- _What you have to do_
Working from the top of the listing below, retype each line through the line containing "outlierLists.forEach((lst, i) =>", both included, with no pictures.

- _Available data_

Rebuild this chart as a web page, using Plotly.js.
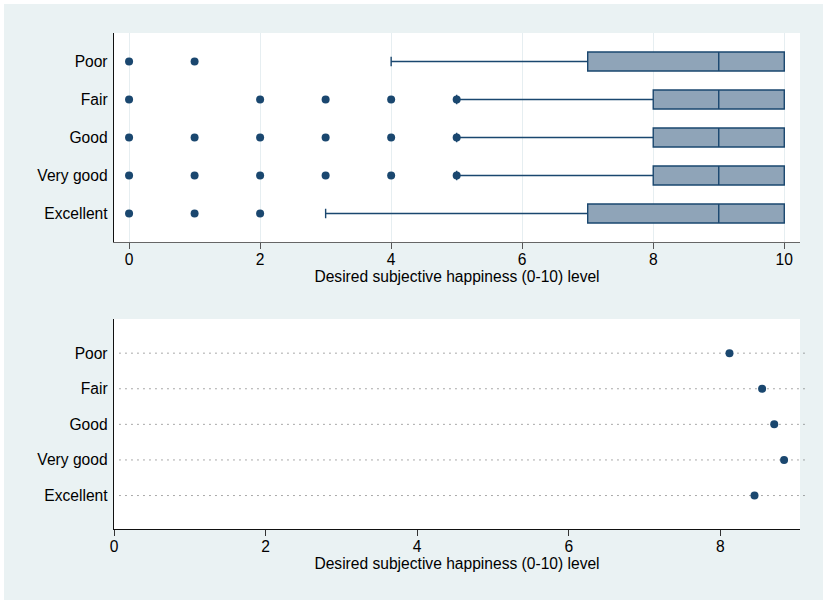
<!DOCTYPE html>
<html><head><meta charset="utf-8">
<script src="https://cdn.plot.ly/plotly-3.0.1.min.js"></script>
<style>html,body{margin:0;padding:0;background:#fff;} #chart{position:absolute;left:4px;top:4px;width:819px;height:596px;}</style>
</head><body><div id="chart"></div>
<script>
const categories = ["Poor", "Fair", "Good", "Very good", "Excellent"];
const boxQ1 = [7, 8, 8, 8, 7];
const boxMedian = [9, 9, 9, 9, 9];
const boxQ3 = [10, 10, 10, 10, 10];
const lowerWhisker = [4, 5, 5, 5, 3];
const upperWhisker = [10, 10, 10, 10, 10];
const outliersPoor = [0, 1];
const outliersFair = [0, 2, 3, 4, 5];
const outliersGood = [0, 1, 2, 3, 4, 5];
const outliersVeryGood = [0, 1, 2, 3, 4, 5];
const outliersExcellent = [0, 1, 2];
const meanHappiness = [8.12, 8.55, 8.71, 8.84, 8.45];
const xTicksTop = [0, 2, 4, 6, 8, 10];
const xTicksBottom = [0, 2, 4, 6, 8];
const axisTitle = "Desired subjective happiness (0-10) level";

const navy = "#1a476f";
const font = {family: "Liberation Sans, Arial, Helvetica, sans-serif", size: 15.6, color: "#000"};

const outlierLists = [outliersPoor, outliersFair, outliersGood, outliersVeryGood, outliersExcellent];
const outX = [], outY = [];
outlierLists.forEach((lst, i) => lst.forEach(v => { outX.push(v); outY.push(categories[i]); }));

const traces = [
  {
    type: "box", orientation: "h", xaxis: "x", yaxis: "y",
    y: categories, q1: boxQ1, median: boxMedian, q3: boxQ3,
    lowerfence: lowerWhisker, upperfence: upperWhisker,
    width: 0.5, whiskerwidth: 0.5, boxpoints: false,
    fillcolor: "#8fa4b8", line: {color: navy, width: 1.4},
    hoverinfo: "skip", showlegend: false
  },
  {
    type: "scatter", mode: "markers", xaxis: "x", yaxis: "y",
    x: outX, y: outY, marker: {color: navy, size: 8},
    hoverinfo: "skip", showlegend: false, cliponaxis: false
  },
  {
    type: "scatter", mode: "markers", xaxis: "x2", yaxis: "y2",
    x: meanHappiness, y: categories, marker: {color: navy, size: 8},
    hoverinfo: "skip", showlegend: false, cliponaxis: false
  }
];

const shapes = categories.map(c => ({
  type: "line", xref: "x2 domain", yref: "y2", x0: 0.008, x1: 1.0105, y0: c, y1: c,
  line: {color: "#555", width: 1, dash: "1px,5px"}, layer: "below"
}));

const layout = {
  width: 819, height: 596,
  margin: {l: 110, r: 23, t: 29, b: 71},
  paper_bgcolor: "#eaf2f3", plot_bgcolor: "#ffffff",
  font: font,
  showlegend: false,
  shapes: shapes,
  xaxis: {
    domain: [0, 1], anchor: "y", range: [-0.23, 10.24],
    tickvals: xTicksTop, ticktext: xTicksTop.map(String),
    ticks: "outside", ticklen: 6, tickcolor: "#555", tickwidth: 1,
    showgrid: true, gridcolor: "#e6eef1", gridwidth: 1, zeroline: false,
    showline: true, linecolor: "#666", linewidth: 1.3,
    ticklabelstandoff: -3,
    title: {text: axisTitle, font: font, standoff: 1},
    automargin: false, tickfont: font
  },
  yaxis: {
    domain: [0.5786, 1], anchor: "x", type: "category",
    categoryorder: "array", categoryarray: categories,
    range: [4.75, -0.75], ticks: "", showgrid: false, zeroline: false,
    showline: true, linecolor: "#111", linewidth: 1.3,
    ticklabelstandoff: 2, automargin: false, tickfont: font
  },
  xaxis2: {
    domain: [0, 1], anchor: "y2", range: [0, 9.05],
    tickvals: xTicksBottom, ticktext: xTicksBottom.map(String),
    ticks: "outside", ticklen: 6, tickcolor: "#333", tickwidth: 1,
    showgrid: false, zeroline: false,
    showline: true, linecolor: "#111", linewidth: 1.3,
    ticklabelstandoff: -3,
    title: {text: axisTitle, font: font, standoff: 1},
    automargin: false, tickfont: font
  },
  yaxis2: {
    domain: [0, 0.4234], anchor: "x2", type: "category",
    categoryorder: "array", categoryarray: categories,
    range: [4.94, -0.96], ticks: "", showgrid: false, zeroline: false,
    showline: true, linecolor: "#111", linewidth: 1.3,
    ticklabelstandoff: 2, automargin: false, tickfont: font
  }
};

Plotly.newPlot("chart", traces, layout, {displayModeBar: false, staticPlot: true});
</script>
</body></html>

- _Result for this exercise_
Rebuild this chart as a web page, using Plotly.js.
<!DOCTYPE html>
<html><head><meta charset="utf-8">
<script src="https://cdn.plot.ly/plotly-3.0.1.min.js"></script>
<style>html,body{margin:0;padding:0;background:#fff;} #chart{position:absolute;left:4px;top:4px;width:819px;height:596px;}</style>
</head><body><div id="chart"></div>
<script>
const categories = ["Poor", "Fair", "Good", "Very good", "Excellent"];
const boxQ1 = [7, 8, 8, 8, 7];
const boxMedian = [9, 9, 9, 9, 9];
const boxQ3 = [10, 10, 10, 10, 10];
const lowerWhisker = [4, 5, 5, 5, 3];
const upperWhisker = [10, 10, 10, 10, 10];
const outliersPoor = [0, 1];
const outliersFair = [0, 2, 3, 4, 5];
const outliersGood = [0, 1, 2, 3, 4, 5];
const outliersVeryGood = [0, 1, 2, 3, 4, 5];
const outliersExcellent = [0, 1, 2];
const meanHappiness = [8.12, 8.55, 8.71, 8.84, 8.45];
const xTicksTop = [0, 2, 4, 6, 8, 10];
const xTicksBottom = [0, 2, 4, 6, 8];
const axisTitle = "Desired subjective happiness (0-10) level";

const navy = "#1a476f";
const font = {family: "Liberation Sans, Arial, Helvetica, sans-serif", size: 15.6, color: "#000"};

const outlierLists = [outliersPoor, outliersFair, outliersGood, outliersVeryGood, outliersExcellent];
const outX = [], outY = [];
outlierLists.forEach((lst, i) => lst.forEach(v => { outX.push(v); outY.push(categories[i]); }));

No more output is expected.